Kita akan melewati 3 gapura sebelum sampai ke gapura terakhir yang menuju bangunan makam. Untuk masuk ke dalam makam, kita harus mengenakan busana adat Jawa (bisa disewa di sana). Pengunjung hanya diperbolehkan masuk ke dalam makam pada Hari Minggu, Senin, Kamis, dan Jumat pukul 08.00 - 16.00. Untuk menjaga kehormatan para pendiri Kerajaan Mataram yang dimakamkan di sini, pengunjung dilarang memotret / membawa kamera dan mengenakan perhiasan emas di dalam bangunan makam. Di dalam makam ini terdapat beberapa museleum yang berasitektur tradisional Jawa berisi pusara atau disebut kijing dalam bahasa Jawa yang terbuat dari marmer asli, berumur ratusan tahun yang masih tetap terpelihara sampai saat ini. Tokoh-tokoh penting yang dimakamkan di sini meliputi: Sultan Hadiwiijaya, Ki Gede Pemanahan, Panembahan Senopati, dan keluarganya. Namun komplek makam raja-raja Mataram selanjutnya dipindahkan ke daerah Imogiri oleh Sultan Agung Hanyokrokusumo saat masa pemerintahannya.

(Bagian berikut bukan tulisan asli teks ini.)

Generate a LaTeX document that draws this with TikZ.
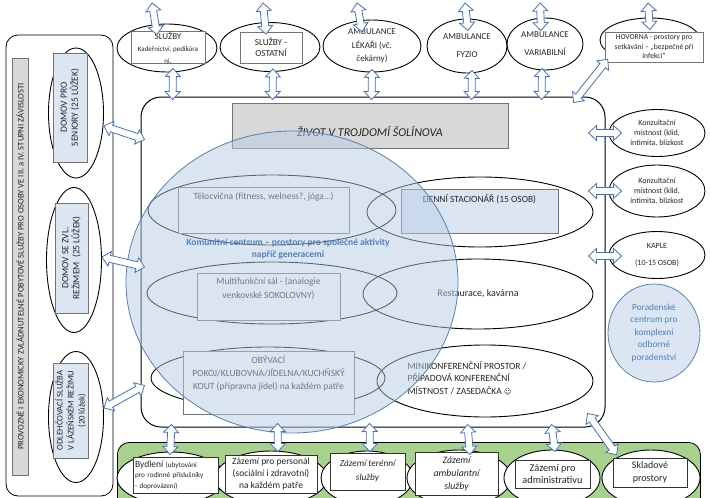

Berkelana ke Kotagede tidak akan lengkap jika tidak berkunjung ke Masjid Kotagede, masjid tertua di Yogyakarta yang masih berada di kompleks makam. Di kompleks Masjid Besar Mataram ini terasa masih seperti di lingkungan kraton, lengkap dengan pagar batu berelief mengelilingi mesjid, pelataran yang luas dengan beberapa pohon sawo kecik, serta sebuah bedug berukuran besar. Setelah itu tak ada salahnya untuk berjalan kaki menyusuri lorong sempit di balik tembok yang mengelilingi kompleks makam untuk melihat arsitekturnya secara utuh dan kehidupan sehari-hari masyarakat Kotagede.

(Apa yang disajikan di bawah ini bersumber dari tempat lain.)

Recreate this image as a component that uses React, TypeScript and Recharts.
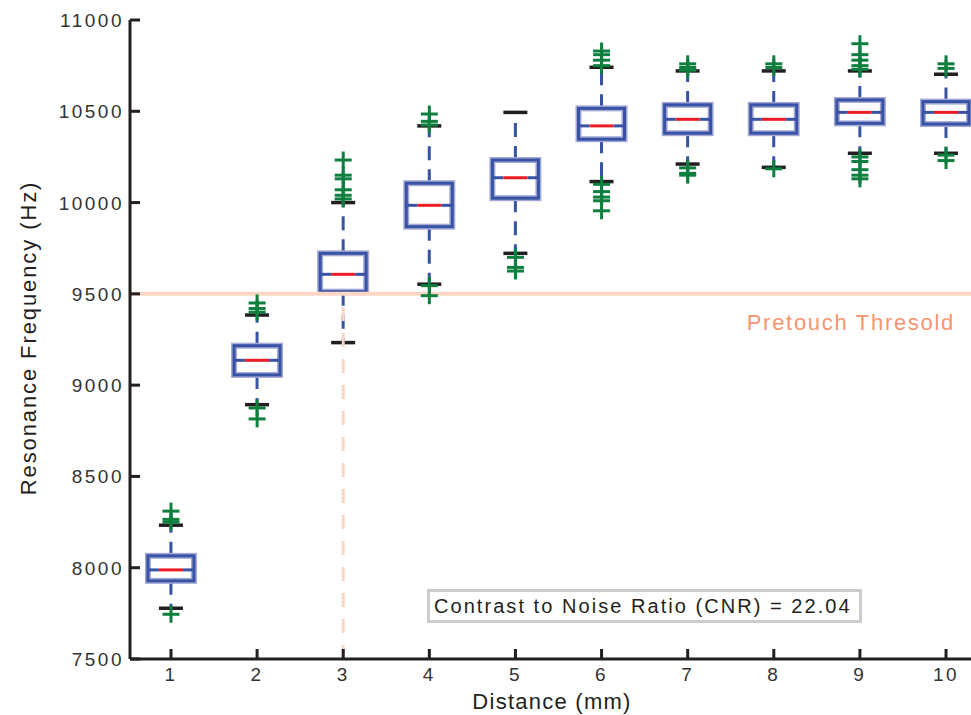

Persis di seberang jalan dari depan kompleks makam, kita bisa melihat sebuah rumah tradisional Jawa. Namun bila mau berjalan 50 meter ke arah selatan, kita akan melihat sebuah gapura tembok dengan rongga yang rendah dan plakat yang yang bertuliskan "cagar budaya". Masuklah ke dalam, di sana kita akan melihat rumah-rumah tradisional Kotagede yang masih terawat baik dengan nuansa kekunoannya dan benar-benar berfungsi sebagai rumah tinggal.
Berjalan ke selatan sedikit lagi, kita akan melihat 3 Pohon Beringin berada tepat di tengah jalan. Di tengahnya ada bangunan kecil yang menyimpan "watu gilang", sebuah batu hitam berbentuk bujur sangkar yang permukaannya terdapat tulisan yang disusun membentuk lingkaran.
Dalam bangunan itu juga terdapat "watu cantheng", tiga bola yang terbuat dari batu berwarna kekuning-kuningan. Masyarakat setempat menduga bahwa "bola" batu itu adalah mainan putra Panembahan Senapati. Namun tidak tertutup kemungkinan bahwa benda itu sebenarnya merupakan peluru meriam kuno
Panembahan Senopati membangun benteng dalam (cepuri) lengkap dengan parit pertahanan di sekeliling kraton, luasnya kira-kira 400 x 400 meter. Reruntuhan benteng yang asli masih bisa dilihat di pojok barat daya dan tenggara. Temboknya setebal 4 kaki terbuat dari balok batu berukuran besar. Sedangkan sisa parit pertahanan bisa dilihat di sisi timur, selatan, dan barat.
Sebagai kota tua bekas Ibukota kerajaan, Kota Kotagede merupakan kota warisan (heritage) selain dalam perkembangan berikutnya dikenal sebagai daerah dengan kerajinan peraknya yang terletak di sepanjang jalan Kemasan.